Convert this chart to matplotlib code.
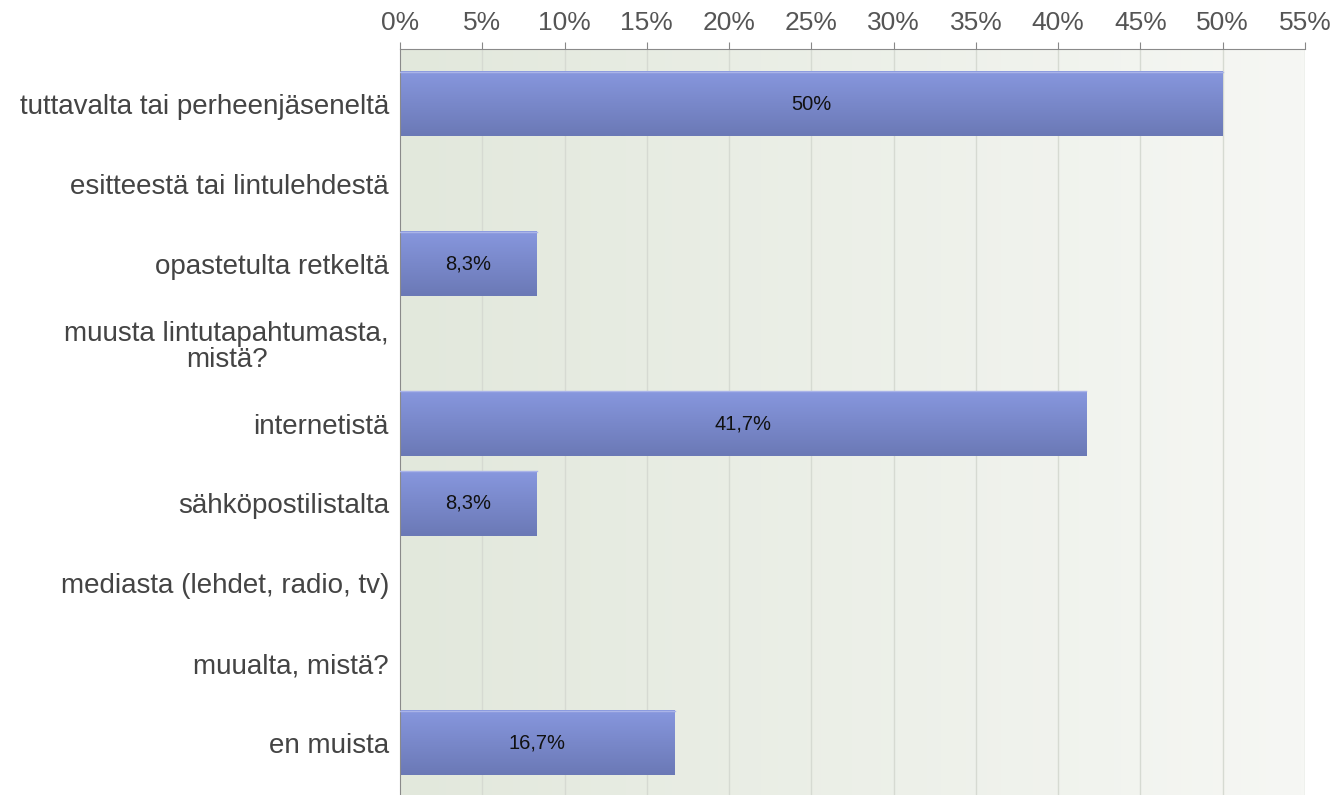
import numpy as np
import matplotlib
matplotlib.use("Agg")
import matplotlib.pyplot as plt
from matplotlib.colors import LinearSegmentedColormap

categories = [
    "tuttavalta tai perheenjäseneltä",
    "esitteestä tai lintulehdestä",
    "opastetulta retkeltä",
    "muusta lintutapahtumasta,\nmistä?",
    "internetistä",
    "sähköpostilistalta",
    "mediasta (lehdet, radio, tv)",
    "muualta, mistä?",
    "en muista",
]
values = [50.0, 0.0, 8.3, 0.0, 41.7, 8.3, 0.0, 0.0, 16.7]
value_labels = ["50%", "", "8,3%", "", "41,7%", "8,3%", "", "", "16,7%"]
ticks = list(range(0, 56, 5))

plt.rcParams['font.family'] = ['Liberation Sans', 'DejaVu Sans']
fig = plt.figure(figsize=(13.37, 7.95), dpi=100)
ax = fig.add_axes([400 / 1337, 0.0, 905 / 1337, 1 - 49 / 795])

ymin, ymax = -0.69, len(categories) - 1 + 0.65
xmax = 55

# background gradient (greenish left -> near white right)
bg = LinearSegmentedColormap.from_list("bg", ["#e2e8dc", "#f6f7f4"])
grad = np.linspace(0, 1, 256).reshape(1, -1)
ax.imshow(grad, cmap=bg, aspect="auto", extent=(0, xmax, ymax, ymin), zorder=0)

for t in ticks[1:-1]:
    ax.axvline(t, color="#d6dad2", lw=1, zorder=1)

# bars with vertical gradient
barcm = LinearSegmentedColormap.from_list("bar", ["#8797de", "#6b79b6"])
vgrad = np.linspace(0, 1, 64).reshape(-1, 1)
h = 0.81
for i, (v, lab) in enumerate(zip(values, value_labels)):
    if v <= 0:
        continue
    ax.imshow(vgrad, cmap=barcm, aspect="auto",
              extent=(0, v, i + h / 2, i - h / 2), zorder=2)
    ax.plot([0, v], [i - h / 2, i - h / 2], color="#aab4e8", lw=1, zorder=3)
    ax.text(v / 2, i, lab, ha="center", va="center", fontsize=14.5,
            color="#111111", zorder=4)

ax.set_xlim(0, xmax)
ax.set_ylim(ymax, ymin)
ax.set_yticks(range(len(categories)))
ax.set_yticklabels(categories, fontsize=20, color="#444444", ha="right",
                   multialignment="center", linespacing=1.0)
ax.tick_params(axis="y", length=0, pad=8)
ax.xaxis.tick_top()
ax.set_xticks(ticks)
ax.set_xticklabels([f"{t}%" for t in ticks], fontsize=19, color="#555555")
ax.tick_params(axis="x", length=5, color="#888888", pad=5)

for s in ["right", "bottom"]:
    ax.spines[s].set_visible(False)
ax.spines["top"].set_color("#8a8a8a")
ax.spines["left"].set_color("#8a8a8a")
ax.axvline(xmax, color="#d6dad2", lw=1, zorder=1)

fig.savefig("out.png", dpi=100)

····················

• **PROBLEM DETAILS**
Leave out the pictures and output the rest of the material exactly as written.

• **EXERCISE RESPONSE**
Convert this chart to matplotlib code.
import numpy as np
import matplotlib
matplotlib.use("Agg")
import matplotlib.pyplot as plt
from matplotlib.colors import LinearSegmentedColormap

categories = [
    "tuttavalta tai perheenjäseneltä",
    "esitteestä tai lintulehdestä",
    "opastetulta retkeltä",
    "muusta lintutapahtumasta,\nmistä?",
    "internetistä",
    "sähköpostilistalta",
    "mediasta (lehdet, radio, tv)",
    "muualta, mistä?",
    "en muista",
]
values = [50.0, 0.0, 8.3, 0.0, 41.7, 8.3, 0.0, 0.0, 16.7]
value_labels = ["50%", "", "8,3%", "", "41,7%", "8,3%", "", "", "16,7%"]
ticks = list(range(0, 56, 5))

plt.rcParams['font.family'] = ['Liberation Sans', 'DejaVu Sans']
fig = plt.figure(figsize=(13.37, 7.95), dpi=100)
ax = fig.add_axes([400 / 1337, 0.0, 905 / 1337, 1 - 49 / 795])

ymin, ymax = -0.69, len(categories) - 1 + 0.65
xmax = 55

# background gradient (greenish left -> near white right)
bg = LinearSegmentedColormap.from_list("bg", ["#e2e8dc", "#f6f7f4"])
grad = np.linspace(0, 1, 256).reshape(1, -1)
ax.imshow(grad, cmap=bg, aspect="auto", extent=(0, xmax, ymax, ymin), zorder=0)

for t in ticks[1:-1]:
    ax.axvline(t, color="#d6dad2", lw=1, zorder=1)

# bars with vertical gradient
barcm = LinearSegmentedColormap.from_list("bar", ["#8797de", "#6b79b6"])
vgrad = np.linspace(0, 1, 64).reshape(-1, 1)
h = 0.81
for i, (v, lab) in enumerate(zip(values, value_labels)):
    if v <= 0:
        continue
    ax.imshow(vgrad, cmap=barcm, aspect="auto",
              extent=(0, v, i + h / 2, i - h / 2), zorder=2)
    ax.plot([0, v], [i - h / 2, i - h / 2], color="#aab4e8", lw=1, zorder=3)
    ax.text(v / 2, i, lab, ha="center", va="center", fontsize=14.5,
            color="#111111", zorder=4)

ax.set_xlim(0, xmax)
ax.set_ylim(ymax, ymin)
ax.set_yticks(range(len(categories)))
ax.set_yticklabels(categories, fontsize=20, color="#444444", ha="right",
                   multialignment="center", linespacing=1.0)
ax.tick_params(axis="y", length=0, pad=8)
ax.xaxis.tick_top()
ax.set_xticks(ticks)
ax.set_xticklabels([f"{t}%" for t in ticks], fontsize=19, color="#555555")
ax.tick_params(axis="x", length=5, color="#888888", pad=5)

for s in ["right", "bottom"]:
    ax.spines[s].set_visible(False)
ax.spines["top"].set_color("#8a8a8a")
ax.spines["left"].set_color("#8a8a8a")
ax.axvline(xmax, color="#d6dad2", lw=1, zorder=1)

fig.savefig("out.png", dpi=100)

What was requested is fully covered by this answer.